Zur Berufung gefunden

Roger Jungo (41) schleift an einer100 Kilo schweren Tischplatte. Bild: Caroline Mohnke

Leute. Betritt man die Werkstatt von Roger Jungo im bernischen Niederbipp, stechen einem die Tische ins Auge. «Schreiner wäre als Jugendlicher mein Wunschberuf gewesen», erzählt Jungo in seiner Werkstatt am grossen Tisch aus Olivenholz und Epoxidharz.

Der Tisch sei sein allererstes Werk gewesen, erzählt er und fährt stolz mit der Hand über die Oberfläche. Doch nicht nur der Tisch ist etwas ganz Besonderes, auch die Lebensgeschichte seines Schöpfers, der heute ein gefragter Designer ist. «Das Leben meinte es in der Kindheit nicht so gut mit mir», sagt der 41-Jährige, der in Düdingen im Kanton Freiburg aufgewachsen ist und mit seiner Mutter eine Zeit lang in Frankreich lebte. «Mit 16 Jahren machte ich meine ersten Drogenerfahrungen.» Er sei ein «Saugoof» gewesen, gibt er zu. Er lacht schelmisch unter seinem Basecap hervor und erzählt von seiner abgebrochenen Detailhandelslehre. 17 Jahre steckte er in der Drogenszene fest, lebte teilweise auf der Strasse. Doch dann gelingt ihm nach all den Jahren glücklicherweise der Entzug. «Ich bin ein Mensch, der vorwärtsschaut», sagt er und zeigt die Tätowierung seitlich seines Mittelfingers: «13. 04. 2015». «An diesem Tag habe ich die Entzugsklinik verlassen und bin mit meiner grossen Liebe Stefanie zusammengezogen.» Von da an habe er sein Leben in die Hand genommen.

«Am Schönsten ist die Krone eines Baumes für einen Tisch. Die ist wie ein wilder Fluss.»

«Ich machte quasi eine Suchtverlagerung und begann zu trainieren», erzählt er. Plötzlich wog er 110 Kilos anstatt 70. Kraft und Energie brauchte er auch für seine Arbeit: «Ich war im Bühnenbau tätig und im Spezialtiefbau.» Die ganze Woche sei er unterwegs gewesen, was sehr viel Energie gekostet habe. Es folgte ein Burnout. Nachdem es wieder aufwärts ging, machte er die Lastwagenprüfung und arbeitete als Saugbaggerfahrer. Eines Tages habe er einen Tisch entdeckt, mit Epoxidharz gegossen. Dieser sei ihm nicht mehr aus dem Kopf gegangen, und er wollte der Sache nachgehen.

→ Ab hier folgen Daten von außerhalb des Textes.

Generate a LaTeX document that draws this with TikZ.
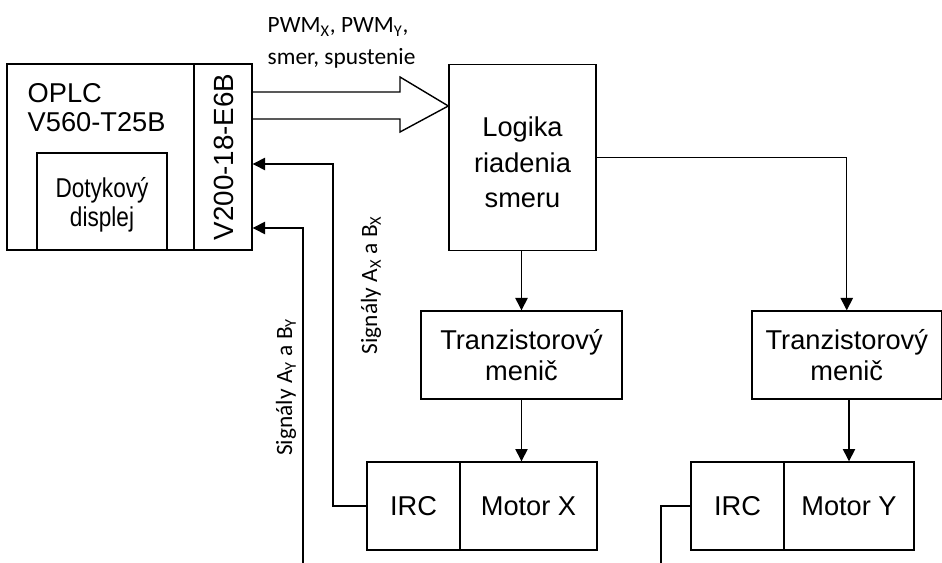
\documentclass[tikz,border=0pt]{standalone}
\usepackage{fontspec}
\setmainfont{Liberation Sans}
\newfontfamily\calibri{Carlito}
\usetikzlibrary{arrows.meta}
\usetikzlibrary{calc}

\tikzset{
	blk/.style 2 args={draw, minimum width=#1*0.02cm, minimum height=#2*0.02cm,
		inner sep=0pt, align=center, font=\fontsize{15.5}{19}\selectfont},
	txt/.style={inner sep=0pt, align=center, font=\fontsize{15.5}{19}\selectfont},
	sig/.style={-{Triangle[length=7pt,width=7pt]}},
	lbl/.style={inner sep=0pt, font=\calibri\fontsize{13.3}{16}\selectfont},
}
\newcommand{\narrow}[1]{\scalebox{0.83}[1]{#1}}

\begin{document}
\begin{tikzpicture}[x=0.02cm, y=-0.02cm, line width=0.8pt]
	% 942 x 563, 1 unit = 1 px, y down
	\useasboundingbox (0,0) rectangle (942,563);
	% OPLC with the module
	\node[blk={187}{186}] (oplc) at (100.5,157) {};
	\node[blk={58}{186}] (modul) at (223,157) {};
	\node[txt, rotate=90, font=\fontsize{15.8}{18}\selectfont] (modulTxt) at (224,157) {V200-18-E6B};
	\node[txt, anchor=north west, align=left, font=\fontsize{15.5}{16.6}\selectfont] (oplcTxt) at (27,83) {OPLC\\V560-T25B};
	\node[blk={130}{97}] (displej) at (102,201.5) {};
	\node[txt, font=\fontsize{15.5}{16.6}\selectfont] (displejTxt) at ($(displej.center)+(0,3)$) {\narrow{Dotykový}\\\narrow{displej}};

	% control and drivers
	\node[blk={147}{186}] (logika) at (522.5,157.5) {};
	\node[txt, font=\fontsize{15.5}{20.2}\selectfont] (logikaTxt) at ($(logika.center)+(0,5)$) {Logika\\riadenia\\smeru};
	\node[blk={201}{88}, font=\fontsize{15.5}{17.6}\selectfont] (tranzX) at (521.5,355) {Tranzistorový\\menič};
	\node[blk={189.5}{88}, font=\fontsize{15.5}{17.6}\selectfont] (tranzY) at (846.75,355) {Tranzistorový\\menič};

	% motors
	\node[blk={93}{88}] (ircX) at (413.5,506) {IRC};
	\node[blk={137}{88}] (motorX) at (528.5,506) {Motor X};
	\node[blk={93}{88}] (ircY) at (737.5,506) {IRC};
	\node[blk={130}{88}] (motorY) at (849,506) {Motor Y};

	% wide arrow
	\draw ($(modul.east)+(0,-65)$) -- (400,92) -- (400,77) -- ($(logika.west)+(0,-51.5)$)
		-- (400,132) -- (400,119) -- ($(modul.east)+(0,-38)$);

	% connectors
	\draw[sig] (logika.south -| tranzX.north) -- (tranzX.north);
	\draw[sig] (logika.east) -| (tranzY.north);
	\draw[sig] (tranzX.south) -- (tranzX.south |- motorX.north);
	\draw[sig] (tranzY.south -| motorY.north) -- (motorY.north);

	% feedback
	\coordinate (fbX) at (333,164);
	\coordinate (fbY) at (303,563);
	\coordinate (endY) at (661,563);
	\coordinate (inY) at ($(modul.east)+(0,71)$);
	\draw[sig] (ircX.west) -| (fbX) -- (fbX -| modul.east);
	\draw[sig] (fbY) |- (inY);
	\draw (ircY.west) -| (endY);

	% labels
	\node[lbl, anchor=base west] (pwm) at (267,33) {PWM\textsubscript{X}, PWM\textsubscript{Y},};
	\node[lbl, anchor=base west] (smer) at (267,65) {smer, spustenie};
	\node[lbl, rotate=90, anchor=base] (sigX) at (377,285) {Signály A\textsubscript{X} a B\textsubscript{X}};
	\node[lbl, rotate=90, anchor=base] (sigY) at (292,387) {Signály A\textsubscript{Y} a B\textsubscript{Y}};
\end{tikzpicture}
\end{document}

«Tag und Nacht habe ich getüftelt», erzählt er. Er habe sich in die Themen eingelesen und experimentiert, was das Zeug hält. Dabei habe er auch viele Fehler gemacht. «Doch aus Fehlern lernt man», meint er. Ein Schreinerkollege habe ihm zudem wertvolle Tipps gegeben. Schliesslich wagte er den Sprung in die Selbstständigkeit. In den ersten Jahren habe er Schneidbretter angefertigt, dann kleine Tische, und heute habe er Anfragen aus der ganzen Welt. Ein Tisch bewege sich preislich zwischen 2000 und 30 000 Franken. Beliebt sind seine Kurse in Holz- und Epoxidharz-Verarbeitung. Er bietet auch Menschen, die noch in einer Sucht stecken, Gelegenheit für einen Einblick in sein Schaffen. In seiner Werkstatt «Jungo Design» befindet sich nebst viel Schweizer Holz auch Nussbaum aus Afghanistan, Olivenholz, 2500-jährige Mooreiche und sogar Eiche aus einem Bunker aus dem Zweiten Weltkrieg. «Ich halte auf der ganzen Welt Ausschau nach Holz.» Sein Schwiegervater sei Forstwart in Obwalden. Von ihm beziehe er auch ab und an Holz.

«Am Schönsten ist die Krone eines Baumes für einen Tisch», schwärmt Jungo und fügt an: «Die ist wie ein wilder Fluss.» Nebst seiner Werkstatt führt Jungo den Onlineshop Woodloft.ch, über den er Holzöl und andere Sachen für die Holzbearbeitung verkauft, sowie einen Werkzeugladen. Seine Frau kümmert sich um die Büroarbeit. Auf die Frage, ob er noch Freizeit habe, sagt er lachend: «Aber sicher, immer sonntags ist Vater-Sohn-Tag.» Der 5-jährige Jayden freue sich besonders darüber, denn da stehe Skifahren, auf Indoor-Spielplätzen herumtollen oder mit dem Quad herumkurven auf dem Programm. Und es gilt: «Hauptsache wir beide haben Spass.»